No. A private RPC can reduce exposure to some public mempool watchers, but it does not fix thin liquidity, wide slippage, malicious tokens, volatile markets, or every chain-specific routing problem. It also changes who you trust with transaction flow.

Can I make money running a MEV bot?

It is possible, but beginners should assume the field is competitive and expensive. A real MEV bot needs fast data, simulation, routing access, capital, fee control, and monitoring. A paid script promising passive returns is usually a warning sign, not an edge.

Are MEV bots legal?

There is no single global answer. Rules can depend on jurisdiction, venue terms, strategy, market manipulation standards, tax treatment, and how the bot handles funds or data. A generic MEV bot label is never legal clearance.

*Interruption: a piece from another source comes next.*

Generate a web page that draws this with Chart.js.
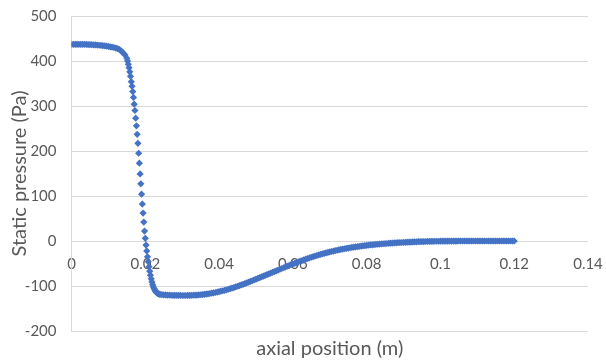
<!DOCTYPE html>
<html>
<head>
<meta charset="utf-8">
<script src="https://cdn.jsdelivr.net/npm/chart.js@4"></script>
<style>
	body { margin: 0; background: #fff; }
</style>
</head>
<body>
<canvas id="myChart" width="606" height="362"></canvas>
<script>
// tick labels
const xTickLabels = ["0", "0.02", "0.04", "0.06", "0.08", "0.1", "0.12", "0.14"]
const yTickLabels = ["-200", "-100", "0", "100", "200", "300", "400", "500"]

// axial position sampling: each segment starts at segStart and steps by segStep (m)
const segStart = [0, 0.015, 0.0245]
const segStep = [0.0005, 0.0002, 0.0005]

// static pressure (Pa)
// inlet plateau, 0 .. 0.0145
const pressureInlet = [
	437, 437, 437, 437, 437, 437, 437, 437, 436.8, 436.6,
	436.4, 436.2, 436, 435.7, 435.4, 435, 434.6, 434.1, 433.6, 433,
	432.3, 431.5, 430.8, 430, 428.8, 427.5, 425.5, 422, 418, 413.5,
]
// steep drop, 0.015 .. 0.024
const pressureDrop = [
	406, 400, 393, 385, 376, 366, 354, 344, 332, 319,
	304, 290, 273, 256, 237, 217, 195, 173, 149, 127,
	104, 82, 62, 42, 22, 6, -9, -22, -35, -46,
	-57, -67, -76, -84, -91, -97, -102, -106, -109, -112,
	-114, -115.5, -116.5, -117.5, -118.2, -118.8,
]
// recovery, 0.0245 .. 0.12
const pressureRecovery = [
	-119.2, -119.5, -119.8, -120.1, -120.3, -120.5, -120.7, -120.8, -120.9, -121,
	-121, -121.1, -121.1, -121.1, -121, -121, -120.8, -120.6, -120.4, -120.1,
	-119.8, -119.4, -119, -118.5, -118, -117.4, -116.7, -116, -115.2, -114.4,
	-113.5, -112.6, -111.6, -110.6, -109.5, -108.4, -107.2, -106, -104.7, -103.4,
	-102, -100.6, -99.2, -97.7, -96.2, -94.7, -93.1, -91.5, -89.9, -88.3,
	-86.6, -84.9, -83.2, -81.5, -79.8, -78.1, -76.4, -74.7, -73, -71.3,
	-69.6, -67.9, -66.2, -64.5, -62.8, -61.1, -59.4, -57.7, -56, -54.3,
	-52.7, -51.1, -49.5, -47.9, -46.3, -44.8, -43.3, -41.8, -40.3, -38.9,
	-37.5, -36.1, -34.8, -33.5, -32.2, -31, -29.8, -28.6, -27.5, -26.4,
	-25.3, -24.3, -23.3, -22.3, -21.4, -20.5, -19.6, -18.8, -18, -17.2,
	-16.4, -15.7, -15, -14.3, -13.7, -13.1, -12.5, -11.9, -11.3, -10.8,
	-10.3, -9.8, -9.3, -8.8, -8.4, -8, -7.6, -7.2, -6.8, -6.4,
	-6.1, -5.8, -5.5, -5.2, -4.9, -4.6, -4.3, -4, -3.8, -3.5,
	-3.3, -3.1, -2.9, -2.7, -2.5, -2.3, -2.1, -1.9, -1.8, -1.6,
	-1.5, -1.3, -1.2, -1.1, -1, -0.9, -0.8, -0.7, -0.6, -0.5,
	-0.5, -0.4, -0.4, -0.3, -0.3, -0.2, -0.2, -0.2, -0.1, -0.1,
	-0.1, 0, 0, 0, 0, 0, 0, 0, 0, 0,
	0, 0, 0, 0, 0, 0, 0, 0, 0, 0,
	0, 0, 0, 0, 0, 0, 0, 0, 0, 0,
	0, 0,
]

// build scatter points
const points = []
;[pressureInlet, pressureDrop, pressureRecovery].forEach((seg, s) => {
	seg.forEach((p, i) => {
		points.push({ x: +(segStart[s] + i * segStep[s]).toFixed(5), y: p })
	})
})

const textColor = "#595959"
const gridColor = "#d9d9d9"
const fontFamily = "Lato, 'Noto Sans', sans-serif"

const chart = document.querySelector("#myChart").getContext("2d")

const myChart = new Chart(chart, {
	type: "scatter",
	data: {
		datasets: [
			{
				data: points,
				pointStyle: "rectRot",
				pointRadius: 3.6,
				pointBorderWidth: 0,
				backgroundColor: "#4472C4",
				borderColor: "#4472C4",
			},
		],
	},
	options: {
		responsive: false,
		animation: false,
		events: [],
		layout: { padding: { top: 16, right: 18, left: 0, bottom: 0 } },
		plugins: {
			legend: { display: false },
			tooltip: { enabled: false },
		},
		scales: {
			x: {
				type: "linear",
				position: { y: 0 },
				min: 0,
				max: 0.14,
				grid: { display: false, drawTicks: false },
				border: { display: false },
				ticks: {
					stepSize: 0.02,
					padding: 14,
					color: textColor,
					font: { family: fontFamily, size: 15 },
					maxRotation: 0,
					callback: (v, i) => xTickLabels[i],
				},
				// labels may run into the outer margin, like in the original
				afterFit: s => {
					s.paddingLeft = 0
					s.paddingRight = 0
				},
			},
			xTitle: {
				type: "linear",
				axis: "x",
				position: "bottom",
				min: 0,
				max: 1,
				grid: { display: false },
				border: { display: false },
				ticks: { display: false },
				title: {
					display: true,
					text: "axial position (m)",
					color: textColor,
					font: { family: fontFamily, size: 20 },
					padding: { top: 0, bottom: 1 },
				},
				afterFit: s => {
					s.height = 31
				},
			},
			y: {
				type: "linear",
				position: "left",
				min: -200,
				max: 500,
				grid: { color: gridColor, drawTicks: false },
				border: { display: true, color: gridColor },
				ticks: {
					stepSize: 100,
					padding: 15,
					color: textColor,
					font: { family: fontFamily, size: 15 },
					callback: (v, i) => yTickLabels[i],
				},
				title: {
					display: true,
					text: "Static pressure (Pa)",
					color: textColor,
					font: { family: fontFamily, size: 20 },
					padding: { top: 8, bottom: 0 },
				},
				afterFit: s => {
					s.width = 71.5
					s.paddingTop = 0
					s.paddingBottom = 0
				},
			},
		},
	},
})
</script>
</body>
</html>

MEV Bot Next Steps For Safer Trades

Start with the swap controls you can actually change. Check minimum received before signing, keep slippage tight enough to limit damage, and avoid market orders that are large for the pool.

Then check the route. Prefer deeper liquidity, compare aggregator quotes, and use protected routes when the wallet or DEX clearly supports them. Test with small size when a chain, token, or route is unfamiliar.

Use this short order before the next risky swap:

  • Check pool depth and expected price impact.
  • Set slippage from the trade need, not from panic.
  • Confirm the minimum received amount.
  • Use a protected route only when you understand the trust tradeoff.
  • Skip tokens where the contract or liquidity already looks hostile.

Reject bot offers that need trust before explanation. No seed phrases, no blind contract deposits, no guaranteed daily returns, no copied code with real funds. If a seller claims the bot prints money, ask why they are selling the printer.

If you are building, keep it educational until the logs prove otherwise. Separate test wallets from real funds, track every fee, and record why each route should work before size increases.

The boring checks are the protection. A MEV bot usually wins when a user skips them.

MEV bots are part of on-chain markets. You do not need to fear every one of them. You do need to know when your trade gives them a target.